The Nigerian National Petroleum Corporation (NNPC) has picked 16 consortia for its new crude-for-fuel swap contracts for one year starting in August.
A report yesterday by Reuters listed the consortia to include major Swiss trading firms, Trafigura, Vitol and Mercuria, oil major Total as well as large Nigerian traders, Sahara Energy, Oando and MRS Oil.
Other companies which qualified for the contracts include: AY Mai Kifi, based in Kano; Litasco, a South African firm; Bono Energy, Lagos; Duke Oil, an NNPC subsidiary; Eyrie Energy, based in Abuja; Asian Energy Services; Prudent; BP and Mocoh.

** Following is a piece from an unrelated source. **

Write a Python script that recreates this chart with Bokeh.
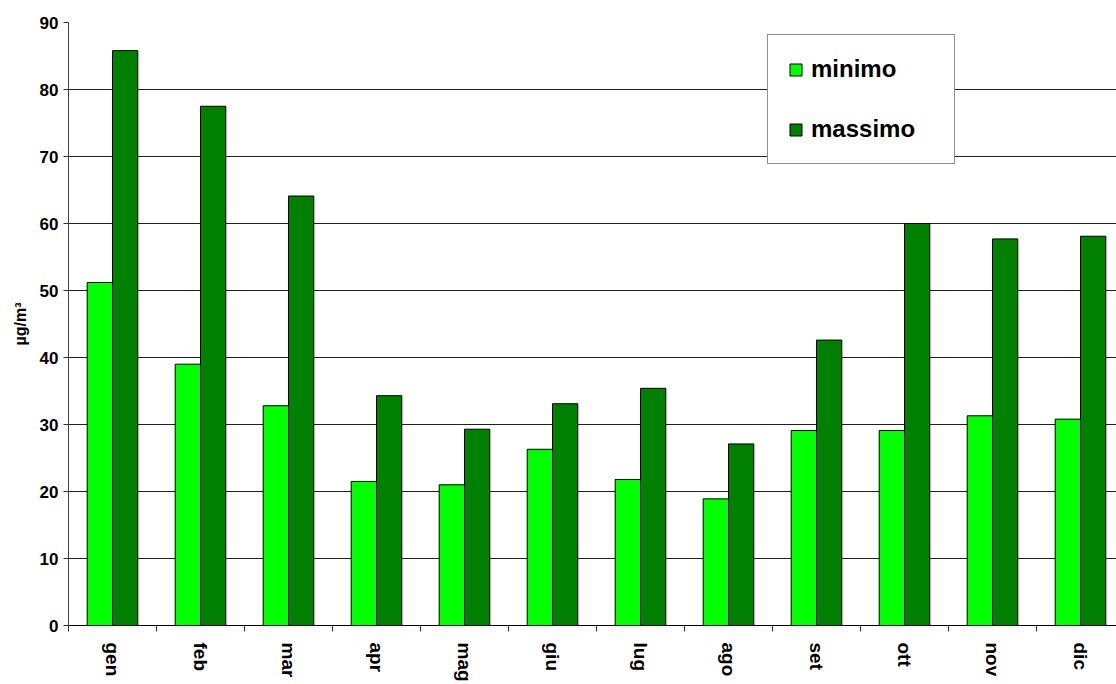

The contracts, known as Direct Sale, Direct Purchase (DSDP), are coveted since they are used to supply nearly all of Nigeria’s petrol needs as well as cover some of its diesel and jet fuel consumption.
The companies were invited on Friday to submit commercial bids, which were due on Tuesday, according to the report.
Those involved in the process said the list of winners was unlikely to change substantially, with the new DSDPs expected to replace those from 2019, which were extended until mid-2021.
Traditionally, if a foreign oil company wins, then it is typically paired with at least one local firm.
NNPC uses a DSDP mechanism to secure Nigeria’s fuel requirements in exchange for crude, a practice that has gone on for years as all the country’s refineries have remained comatose.
In an interview last year, NNPC Group Managing Director, Mallam Mele Kyari, said the DSDP had resulted in savings of more than $1 billion a year since its introduction.
Nigeria relies almost entirely on imports to meet oil product demand because of significant and prolonged operational problems at its 445,000 bpd of refining capacity.
The country consumes over 350,000 bpd of petrol with the majority sourced from Europe.